▶ [YOUR OBJECTIVE]: Filter the entries below, keeping only lines with the word "image".

▶ [DATA TO PROCESS]:
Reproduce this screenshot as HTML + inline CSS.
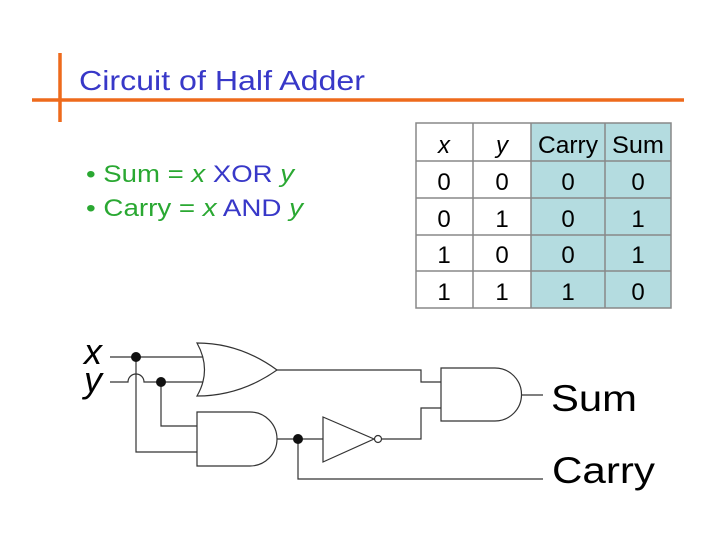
<!DOCTYPE html>
<html><head><meta charset="utf-8"><style>
body{margin:0;width:720px;height:540px;background:#fff;overflow:hidden;font-family:"Liberation Sans",sans-serif}
</style></head><body>
<svg width="720" height="540" viewBox="0 0 720 540" xmlns="http://www.w3.org/2000/svg" font-family="Liberation Sans, sans-serif">
<line x1="32" y1="100" x2="684" y2="100" stroke="#ee6a1c" stroke-width="3.5"/>
<line x1="60" y1="53" x2="60" y2="122" stroke="#ee6a1c" stroke-width="3.5"/>
<text x="79" y="90" font-size="28" fill="#3838c8" textLength="286" lengthAdjust="spacingAndGlyphs">Circuit of Half Adder</text>
<text x="86" y="182" font-size="24" fill="#2aa832" textLength="208" lengthAdjust="spacingAndGlyphs">• Sum = <tspan font-style="italic">x</tspan> <tspan fill="#3838c8">XOR</tspan> <tspan font-style="italic">y</tspan></text>
<text x="86" y="216" font-size="24" fill="#2aa832" textLength="217" lengthAdjust="spacingAndGlyphs">• Carry = <tspan font-style="italic">x</tspan> <tspan fill="#3838c8">AND</tspan> <tspan font-style="italic">y</tspan></text>
<!-- table -->
<rect x="531" y="123" width="140" height="185" fill="#b4dce0"/>
<g stroke="#888" stroke-width="1.5" fill="none">
<rect x="416" y="123" width="255" height="185"/>
<line x1="473" y1="123" x2="473" y2="308"/><line x1="531" y1="123" x2="531" y2="308"/><line x1="605" y1="123" x2="605" y2="308"/>
<line x1="416" y1="161" x2="671" y2="161"/><line x1="416" y1="198" x2="671" y2="198"/><line x1="416" y1="235" x2="671" y2="235"/><line x1="416" y1="271" x2="671" y2="271"/>
</g>
<g font-size="24" fill="#000" text-anchor="middle">
<text x="444" y="153" font-style="italic">x</text><text x="502" y="153" font-style="italic">y</text><text x="568" y="153" textLength="60" lengthAdjust="spacingAndGlyphs">Carry</text><text x="638" y="153" textLength="52" lengthAdjust="spacingAndGlyphs">Sum</text>
<text x="444" y="190">0</text><text x="502" y="190">0</text><text x="568" y="190">0</text><text x="638" y="190">0</text>
<text x="444" y="227">0</text><text x="502" y="227">1</text><text x="568" y="227">0</text><text x="638" y="227">1</text>
<text x="444" y="263">1</text><text x="502" y="263">0</text><text x="568" y="263">0</text><text x="638" y="263">1</text>
<text x="444" y="300">1</text><text x="502" y="300">1</text><text x="568" y="300">1</text><text x="638" y="300">0</text>
</g>
<!-- circuit -->
<text x="84" y="364" font-size="36" font-style="italic">x</text>
<text x="84" y="392" font-size="36" font-style="italic">y</text>
<g stroke="#333" stroke-width="1.2" fill="none">
<line x1="110" y1="357" x2="204" y2="357"/>
<path d="M110 382 H128 A8 8 0 0 1 144 382 H204"/>
<path d="M197 343 Q240 343 277 370 Q240 396 197 396 Q212 370 197 343 Z" fill="#fff"/>
<path d="M277 370 H421 V382 H441"/>
<path d="M441 368 H495 A26.5 26.5 0 0 1 495 421 H441 Z" fill="#fff"/>
<line x1="522" y1="395" x2="543" y2="395"/>
<path d="M161 382 V426 H197"/>
<path d="M136 357 V452 H197"/>
<path d="M197 412 H250 A27 27 0 0 1 250 466 H197 Z" fill="#fff"/>
<line x1="277" y1="439" x2="323" y2="439"/>
<path d="M323 417 L374 439 L323 462 Z" fill="#fff"/>
<circle cx="378" cy="439" r="3.5" fill="#fff"/>
<path d="M382 439 H421 V408 H441"/>
<path d="M298 439 V479 H543"/>
</g>
<g fill="#111"><circle cx="136" cy="357" r="5"/><circle cx="161" cy="382" r="5"/><circle cx="298" cy="439" r="5"/></g>
<text x="551" y="411" font-size="37" textLength="86" lengthAdjust="spacingAndGlyphs">Sum</text>
<text x="552" y="483" font-size="37" textLength="103" lengthAdjust="spacingAndGlyphs">Carry</text>
</svg>
</body></html>
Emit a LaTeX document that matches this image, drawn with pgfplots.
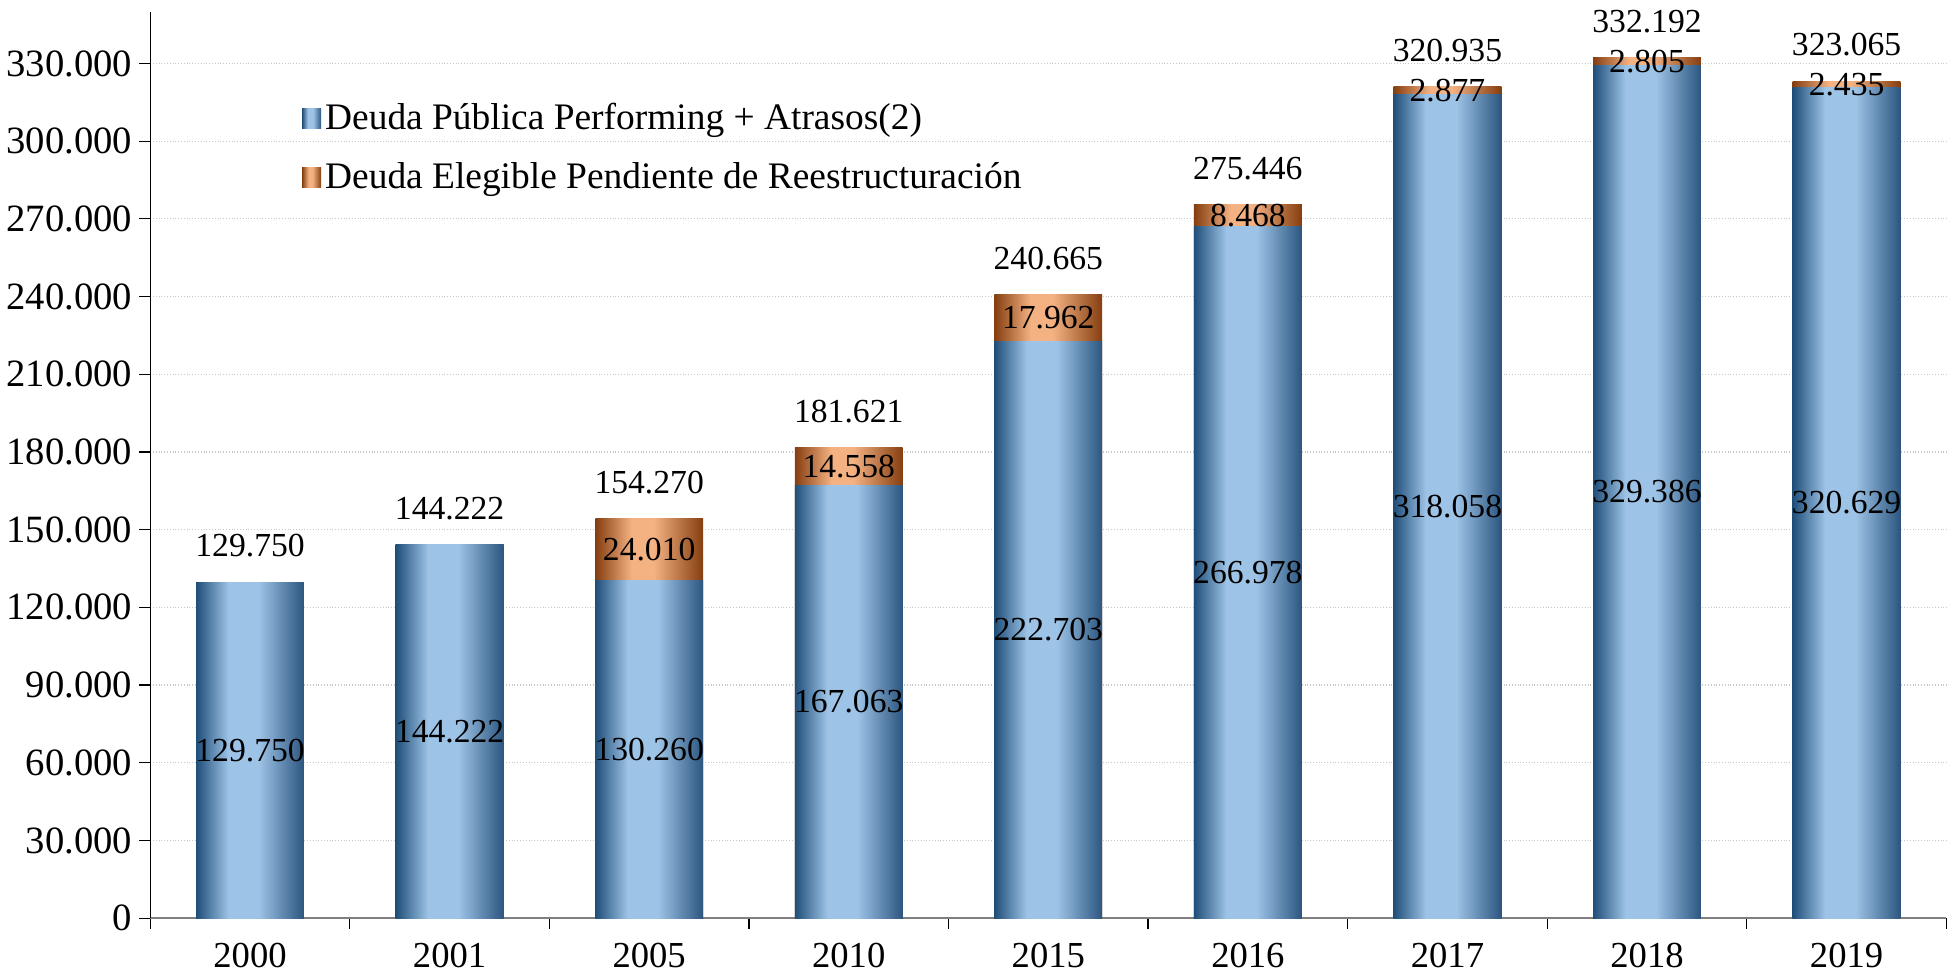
\documentclass[border=0pt]{standalone}
\usepackage{pgfplots}
\pgfplotsset{compat=1.18}
\usepackage{pgfplotstable}
\usepackage{fontspec}
\setmainfont{Liberation Serif}
\definecolor{bdark}{RGB}{31,78,121}
\definecolor{blight}{RGB}{157,195,230}
\definecolor{bdarkr}{RGB}{44,86,128}
\definecolor{odark}{RGB}{133,62,16}
\definecolor{olight}{RGB}{244,178,131}
\definecolor{gridc}{RGB}{200,200,200}
\pgfdeclarehorizontalshading{blueshade}{100bp}{color(0bp)=(bdark); color(25bp)=(bdark); color(40bp)=(blight); color(54bp)=(blight); color(75bp)=(bdarkr); color(100bp)=(bdarkr)}
\pgfdeclarehorizontalshading{orangeshade}{100bp}{color(0bp)=(odark); color(25bp)=(odark); color(42bp)=(olight); color(52bp)=(olight); color(75bp)=(odark); color(100bp)=(odark)}

\pgfplotstableread{
x year a b t
0 2000 129750 0 129750
1 2001 144222 0 144222
2 2005 130260 24010 154270
3 2010 167063 14558 181621
4 2015 222703 17962 240665
5 2016 266978 8468 275446
6 2017 318058 2877 320935
7 2018 329386 2805 332192
8 2019 320629 2435 323065
}\data

\pgfplotsset{
  base/.style={
    scale only axis, width=897.5pt, height=453pt,
    xmin=-0.5, xmax=8.5, ymin=0, ymax=350000,
  },
  lbl/.style={
    only marks, mark=*, mark size=0pt, mark options={draw=none, fill=none},
    nodes near coords, point meta=explicit,
    every node near coord/.append style={anchor=center, inner sep=0pt, font=\fontsize{16.8}{19}\selectfont, text=black},
  },
}

\begin{document}
\begin{tikzpicture}
\begin{axis}[base,
  ybar, bar width=0.54,
  axis x line=bottom, axis y line=left,
  x axis line style={-, draw=gray, line width=1.1pt},
  y axis line style={-, draw=black, line width=0.6pt},
  tick align=outside, major tick length=5.5pt,
  xtick={-0.5,0.5,...,8.5}, xticklabels={},
  extra x ticks={0,1,2,3,4,5,6,7,8},
  extra x tick labels={2000,2001,2005,2010,2015,2016,2017,2018,2019},
  extra x tick style={major tick length=0pt, grid=none, xticklabel style={inner sep=2pt, yshift=-10.3pt, font=\fontsize{18.3}{21}\selectfont}},
  xtick style={draw=black, line width=0.6pt},
  ytick={0,30000,...,330000},
  ytick style={draw=black, line width=0.6pt},
  scaled y ticks=false,
  yticklabel style={font=\fontsize{19.3}{22}\selectfont, /pgf/number format/.cd, fixed, precision=0, 1000 sep={.}},
  /pgf/number format/assume math mode=true,
  ymajorgrids=true, xmajorgrids=false,
  grid style={densely dotted, draw=gridc, line width=0.6pt},
  legend style={at={(rel axis cs:0.081,0.908)}, anchor=north west, draw=none, fill=none,
    font=\fontsize{18.7}{21}\selectfont, row sep=11pt},
  legend cell align=left,
]
\pgfplotsinvokeforeach{0,...,8}{
  \addplot[bar shift=0pt, draw=none, shade, shading=orangeshade, forget plot,
    restrict x to domain=#1:#1] table[x=x, y=t]{\data};
  \addplot[bar shift=0pt, draw=none, shade, shading=blueshade, forget plot,
    restrict x to domain=#1:#1] table[x=x, y=a]{\data};
}
\addlegendimage{legend image code/.code={\path[draw=none, shade, shading=blueshade] (0pt,-5pt) rectangle (9.5pt,5pt);}}
\addlegendentry{Deuda Pública Performing + Atrasos(2)}
\addlegendimage{legend image code/.code={\path[draw=none, shade, shading=orangeshade] (0pt,-5pt) rectangle (9.5pt,5pt);}}
\addlegendentry{Deuda Elegible Pendiente de Reestructuración}
\end{axis}
\begin{axis}[base, hide axis, clip=false,
  /pgf/number format/.cd, fixed, precision=0, 1000 sep={.}, assume math mode=true]
\addplot[lbl] table[x=x, y expr=\thisrow{a}/2, meta=a]{\data};
\addplot[lbl, skip coords between index={0}{2}] table[x=x, y expr=\thisrow{a}+\thisrow{b}/2, meta=b]{\data};
\addplot[lbl, every node near coord/.append style={anchor=south, inner sep=5pt, yshift=7.3pt}] table[x=x, y=t, meta=t]{\data};
\end{axis}
\end{tikzpicture}
\end{document}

▶ [FINAL RESULT]:
Emit a LaTeX document that matches this image, drawn with pgfplots.
\addlegendimage{legend image code/.code={\path[draw=none, shade, shading=blueshade] (0pt,-5pt) rectangle (9.5pt,5pt);}}
\addlegendimage{legend image code/.code={\path[draw=none, shade, shading=orangeshade] (0pt,-5pt) rectangle (9.5pt,5pt);}}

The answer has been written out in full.